■ What is required ■
Transcribe the material verbatim in full; the pictures do not belong in the copy.

■ Raw data ■
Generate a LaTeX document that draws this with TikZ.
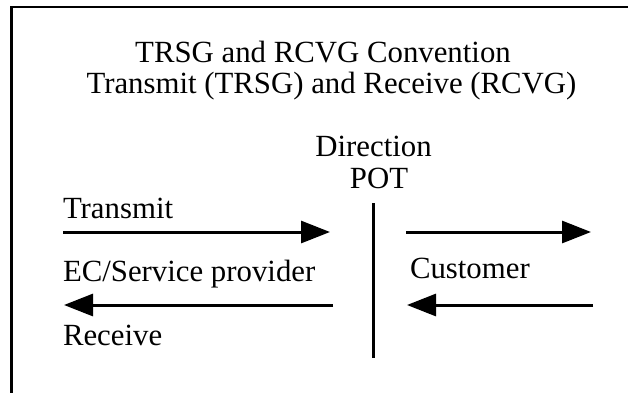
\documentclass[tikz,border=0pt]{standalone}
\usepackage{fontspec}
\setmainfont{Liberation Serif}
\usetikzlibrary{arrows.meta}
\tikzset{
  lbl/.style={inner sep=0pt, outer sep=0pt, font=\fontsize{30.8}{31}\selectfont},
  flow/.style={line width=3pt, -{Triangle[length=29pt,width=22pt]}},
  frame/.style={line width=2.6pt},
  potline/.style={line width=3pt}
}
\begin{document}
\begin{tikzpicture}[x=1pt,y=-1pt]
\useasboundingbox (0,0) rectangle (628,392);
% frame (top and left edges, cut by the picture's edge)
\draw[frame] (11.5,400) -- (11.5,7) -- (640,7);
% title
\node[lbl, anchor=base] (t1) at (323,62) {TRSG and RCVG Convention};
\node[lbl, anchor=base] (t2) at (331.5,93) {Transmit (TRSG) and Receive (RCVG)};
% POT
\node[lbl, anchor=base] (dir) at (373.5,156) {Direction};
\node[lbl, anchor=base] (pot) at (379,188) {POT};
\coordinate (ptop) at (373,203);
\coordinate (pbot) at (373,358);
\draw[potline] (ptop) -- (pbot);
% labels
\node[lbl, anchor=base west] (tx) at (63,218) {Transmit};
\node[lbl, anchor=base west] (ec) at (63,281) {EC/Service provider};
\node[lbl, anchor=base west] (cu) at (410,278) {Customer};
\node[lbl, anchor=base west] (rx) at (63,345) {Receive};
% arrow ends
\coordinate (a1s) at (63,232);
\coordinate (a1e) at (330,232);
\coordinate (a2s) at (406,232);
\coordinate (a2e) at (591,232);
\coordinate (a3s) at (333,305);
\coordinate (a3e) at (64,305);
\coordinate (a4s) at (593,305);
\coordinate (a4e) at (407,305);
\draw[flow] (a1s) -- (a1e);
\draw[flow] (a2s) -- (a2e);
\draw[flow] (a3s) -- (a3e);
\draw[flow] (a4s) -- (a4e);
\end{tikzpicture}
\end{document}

■ Exercise answer ■
Generate a LaTeX document that draws this with TikZ.
\documentclass[tikz,border=0pt]{standalone}
\usepackage{fontspec}
\setmainfont{Liberation Serif}
\usetikzlibrary{arrows.meta}
\tikzset{
  lbl/.style={inner sep=0pt, outer sep=0pt, font=\fontsize{30.8}{31}\selectfont},
  flow/.style={line width=3pt, -{Triangle[length=29pt,width=22pt]}},
  frame/.style={line width=2.6pt},
  potline/.style={line width=3pt}
}
\begin{document}
\begin{tikzpicture}[x=1pt,y=-1pt]
\useasboundingbox (0,0) rectangle (628,392);
% frame (top and left edges, cut by the picture's edge)
\draw[frame] (11.5,400) -- (11.5,7) -- (640,7);
% title
\node[lbl, anchor=base] (t1) at (323,62) {TRSG and RCVG Convention};
\node[lbl, anchor=base] (t2) at (331.5,93) {Transmit (TRSG) and Receive (RCVG)};
% POT
\node[lbl, anchor=base] (dir) at (373.5,156) {Direction};
\node[lbl, anchor=base] (pot) at (379,188) {POT};
\coordinate (ptop) at (373,203);
\coordinate (pbot) at (373,358);
\draw[potline] (ptop) -- (pbot);
% labels
\node[lbl, anchor=base west] (tx) at (63,218) {Transmit};
\node[lbl, anchor=base west] (ec) at (63,281) {EC/Service provider};
\node[lbl, anchor=base west] (cu) at (410,278) {Customer};
\node[lbl, anchor=base west] (rx) at (63,345) {Receive};
% arrow ends
\coordinate (a1s) at (63,232);
\coordinate (a1e) at (330,232);
\coordinate (a2s) at (406,232);
\coordinate (a2e) at (591,232);
\coordinate (a3s) at (333,305);
\coordinate (a3e) at (64,305);
\coordinate (a4s) at (593,305);
\coordinate (a4e) at (407,305);
\draw[flow] (a1s) -- (a1e);
\draw[flow] (a2s) -- (a2e);
\draw[flow] (a3s) -- (a3e);
\draw[flow] (a4s) -- (a4e);
\end{tikzpicture}
\end{document}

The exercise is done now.